Dramatic footage from the scene, where flames engulfed the ninth and tenth floors of a 22-storey building, showed people trying to climb down cables between air conditioning units. Local media reported that at least six people had tried to jump to escape the flames.
Police confirmed the rise in death toll and said 70 others had been injured. The fire broke out shortly after midday on Thursday in the FR Tower, an office building on a busy street in the capital’s Banani business district.
An intense operation to tackle the blaze lasted several hours and included at least 20 fire crews as well as the military, which supplied helicopters to dump water on the tower from one of the city’s lakes.
In the early evening, fire service deputy director Debashish Bardhan said “the situation is under control”, and that while the operation continued most of those trapped on the upper floors without an escape route had been rescued.
At the height of the blaze, witness Sajib Hasan said people were seen shouting for help from windows on the upper floors of the building. Thick plumes of smoke impaired the efforts of firefighters, but Mr Hasan said he watched at least a dozen people get rescued by hydraulic cranes.
A Facebook Live video taken by Roy Pinaki showed five people scaling down from windows while building materials fell around them. One person slipped from what appeared to be a rope that people were using to escape, bounced off utility wires and fell to the ground.
And a correspondent for The Daily Star, Bangladesh’s largest English-language newspaper, reported that at least six people had been seen trying to jump to safety. They were all reportedly rushed to hospital and their condition was unknown.

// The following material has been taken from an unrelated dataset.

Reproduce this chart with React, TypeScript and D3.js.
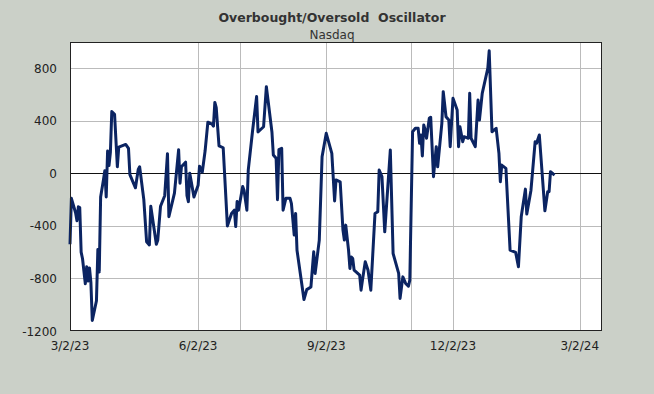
import * as d3 from 'd3';

// oscillator readings
const dates = [
  '2023-03-02', '2023-03-03', '2023-03-06', '2023-03-07', '2023-03-08', '2023-03-09', '2023-03-10', '2023-03-11',
  '2023-03-13', '2023-03-14', '2023-03-15', '2023-03-16', '2023-03-17', '2023-03-18', '2023-03-21', '2023-03-22',
  '2023-03-23', '2023-03-24', '2023-03-26', '2023-03-27', '2023-03-28', '2023-03-29', '2023-03-30', '2023-03-31',
  '2023-04-01', '2023-04-03', '2023-04-05', '2023-04-06', '2023-04-11', '2023-04-13', '2023-04-14', '2023-04-18',
  '2023-04-20', '2023-04-21', '2023-04-24', '2023-04-26', '2023-04-28', '2023-04-29', '2023-05-03', '2023-05-04',
  '2023-05-06', '2023-05-09', '2023-05-11', '2023-05-12', '2023-05-16', '2023-05-19', '2023-05-20', '2023-05-21',
  '2023-05-24', '2023-05-25', '2023-05-26', '2023-05-27', '2023-05-30', '2023-06-02', '2023-06-03', '2023-06-05',
  '2023-06-07', '2023-06-09', '2023-06-12', '2023-06-13', '2023-06-14', '2023-06-15', '2023-06-17', '2023-06-20',
  '2023-06-22', '2023-06-23', '2023-06-26', '2023-06-28', '2023-06-29', '2023-06-30', '2023-07-01', '2023-07-04',
  '2023-07-05', '2023-07-07', '2023-07-08', '2023-07-11', '2023-07-14', '2023-07-15', '2023-07-19', '2023-07-21',
  '2023-07-25', '2023-07-26', '2023-07-28', '2023-07-29', '2023-07-30', '2023-08-01', '2023-08-02', '2023-08-04',
  '2023-08-07', '2023-08-08', '2023-08-10', '2023-08-11', '2023-08-12', '2023-08-17', '2023-08-19', '2023-08-22',
  '2023-08-24', '2023-08-25', '2023-08-28', '2023-08-30', '2023-09-02', '2023-09-06', '2023-09-08', '2023-09-09',
  '2023-09-12', '2023-09-14', '2023-09-15', '2023-09-16', '2023-09-18', '2023-09-19', '2023-09-20', '2023-09-21',
  '2023-09-22', '2023-09-26', '2023-09-27', '2023-09-28', '2023-09-30', '2023-10-02', '2023-10-04', '2023-10-07',
  '2023-10-09', '2023-10-10', '2023-10-12', '2023-10-14', '2023-10-18', '2023-10-20', '2023-10-24', '2023-10-25',
  '2023-10-27', '2023-10-29', '2023-10-31', '2023-11-01', '2023-11-03', '2023-11-05', '2023-11-07', '2023-11-08',
  '2023-11-09', '2023-11-10', '2023-11-11', '2023-11-12', '2023-11-13', '2023-11-15', '2023-11-16', '2023-11-18',
  '2023-11-20', '2023-11-21', '2023-11-24', '2023-11-25', '2023-11-27', '2023-11-29', '2023-11-30', '2023-12-02',
  '2023-12-05', '2023-12-06', '2023-12-07', '2023-12-09', '2023-12-10', '2023-12-13', '2023-12-14', '2023-12-15',
  '2023-12-18', '2023-12-20', '2023-12-21', '2023-12-23', '2023-12-27', '2023-12-28', '2023-12-30', '2024-01-02',
  '2024-01-04', '2024-01-05', '2024-01-06', '2024-01-09', '2024-01-12', '2024-01-16', '2024-01-18', '2024-01-20',
  '2024-01-23', '2024-01-24', '2024-01-27', '2024-01-30', '2024-01-31', '2024-02-02', '2024-02-06', '2024-02-08',
  '2024-02-09', '2024-02-10', '2024-02-12', '2024-02-13',
];

const oscillator = [
  -540, -190, -300, -360, -255, -260, -600, -650,
  -840, -710, -820, -720, -830, -1120, -970, -580,
  -750, -180, -50, 20, -180, 170, 60, 160,
  470, 450, 50, 200, 220, 190, -10, -110,
  30, 50, -200, -520, -545, -250, -540, -510,
  -250, -170, 150, -330, -150, 180, -75, 50,
  85, -170, -215, 0, -180, -90, 55, 10,
  170, 390, 375, 360, 540, 500, 210, 195,
  -200, -400, -305, -280, -405, -215, -280, -100,
  -130, -280, 25, 315, 585, 315, 355, 660,
  315, 140, 115, -200, 180, 190, -280, -190,
  -190, -230, -470, -305, -585, -960, -885, -865,
  -597, -762, -508, 127, 305, 152, -210, -50,
  -64, -432, -508, -394, -584, -724, -636, -648,
  -737, -775, -889, -813, -673, -737, -889, -305,
  -292, 25, -25, -445, 177, -610, -762, -952,
  -788, -838, -859, -813, 317, 343, 343, 229,
  292, 132, 368, 330, 267, 419, 427, -25,
  203, 50, 381, 622, 431, 406, 203, 571,
  482, 203, 355, 241, 279, 267, 609, 267,
  203, 558, 406, 609, 800, 933, 317, 343,
  152, -64, 63, 38, -584, -602, -711, -331,
  -120, -310, -128, 241, 229, 292, -285, -140,
  -140, 12, -5, -13,
];

const yTicks = [-1200, -800, -400, 0, 400, 800];
const xLabelDates = ['2023-03-02', '2023-06-02', '2023-09-02', '2023-12-02', '2024-03-02'];
const xGridDates = ['2023-06-02', '2023-07-02', '2023-09-02', '2023-11-02', '2023-12-02', '2024-03-02'];

const W = 654;
const H = 394;
const margin = { top: 42, right: 52, bottom: 63, left: 70 };
const font = 'DejaVu Sans, Verdana, sans-serif';

const parse = d3.utcParse('%Y-%m-%d');
const fmt = d3.utcFormat('%-m/%-d/%y');

export default function App() {
  const data = dates.map((d, i) => ({ date: parse(d) as Date, value: oscillator[i] }));

  const x = d3.scaleUtc()
    .domain([parse('2023-03-02') as Date, parse('2024-03-18') as Date])
    .range([margin.left, W - margin.right]);
  const y = d3.scaleLinear()
    .domain([-1200, 1000])
    .range([H - margin.bottom, margin.top]);

  const line = d3.line<{ date: Date; value: number }>()
    .x(d => x(d.date))
    .y(d => y(d.value));

  const x0 = margin.left;
  const x1 = W - margin.right;
  const y0 = margin.top;
  const y1 = H - margin.bottom;

  return (
    <div style={{ position: 'fixed', left: 0, top: 0, width: W, height: H }}>
      <svg width={W} height={H} style={{ display: 'block' }}>
        <rect x={0} y={0} width={W} height={H} fill="#cbd0c8" />
        <text x={332} y={22} textAnchor="middle" fontFamily={font} fontSize={12.5} fontWeight="bold" fill="#333" style={{ whiteSpace: 'pre' }}>
          {'Overbought/Oversold  Oscillator'}
        </text>
        <text x={332} y={39} textAnchor="middle" fontFamily={font} fontSize={12} fill="#333">
          Nasdaq
        </text>
        <rect x={x0} y={y0} width={x1 - x0} height={y1 - y0} fill="#fff" />

        {yTicks.filter(t => t !== 0 && t !== -1200).map(t => (
          <line key={'gy' + t} x1={x0} x2={x1} y1={Math.round(y(t)) + 0.5} y2={Math.round(y(t)) + 0.5} stroke="#bbbbbb" />
        ))}
        {xGridDates.map(d => {
          const px = Math.round(x(parse(d) as Date)) + 0.5;
          return <line key={'gx' + d} x1={px} x2={px} y1={y0} y2={y1} stroke="#bbbbbb" />;
        })}
        <line x1={x0} x2={x1} y1={Math.round(y(0)) + 0.5} y2={Math.round(y(0)) + 0.5} stroke="#111" />

        <path d={line(data) ?? ''} fill="none" stroke="#0b2462" strokeWidth={3} strokeLinejoin="round" />

        <rect x={x0 + 0.5} y={y0 + 0.5} width={x1 - x0 - 1} height={y1 - y0 - 1} fill="none" stroke="#222" />

        {yTicks.map(t => (
          <text key={'ty' + t} x={57} y={y(t) + 4.5} textAnchor="end" fontFamily={font} fontSize={12} fill="#222">
            {t}
          </text>
        ))}
        {xLabelDates.map(d => (
          <text key={'tx' + d} x={x(parse(d) as Date)} y={350} textAnchor="middle" fontFamily={font} fontSize={12} fill="#222">
            {fmt(parse(d) as Date)}
          </text>
        ))}
      </svg>
    </div>
  );
}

The 19 dead included one Sri Lankan citizen, Banani police chief Forman Ali told reporters at a media briefing.
Workers at Vivid Holidays, a tourism business based on the first floor, said all their employees were accounted for but “we don’t know what happened to the people who work on the upper floors”.

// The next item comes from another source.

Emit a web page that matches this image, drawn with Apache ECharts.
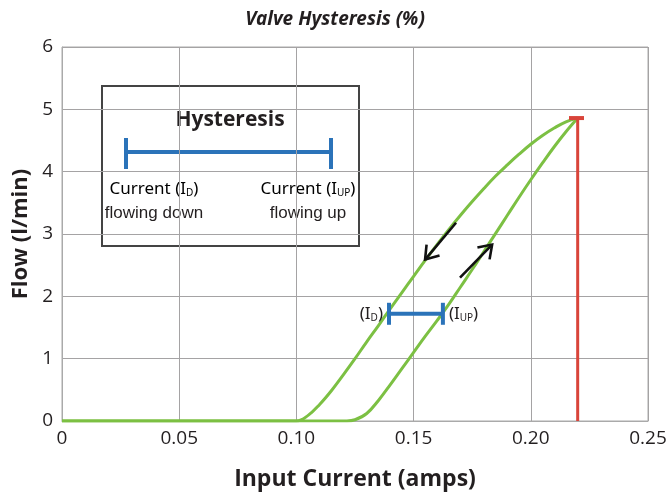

One woman at the scene told The Daily Star that her daughter, Aparajita Barua, works in an office on the 12th floor of the building.
“During our last contact, she told us there were huge fumes in the building and that she was finding it difficult to breathe. Now, we can’t reach her on the phone,” she said.
Bangladesh suffers frequently from major building fires, in part due to poor enforcement of regulations. Last month, a fire killed at least 81 people in the capital.
In 2012, a fire raced through a garment factory on the outskirts of Dhaka, killing at least 112 people trapped behind its locked gates. Less than six months later, another building containing garment factories collapsed, killing more than 1,100 people.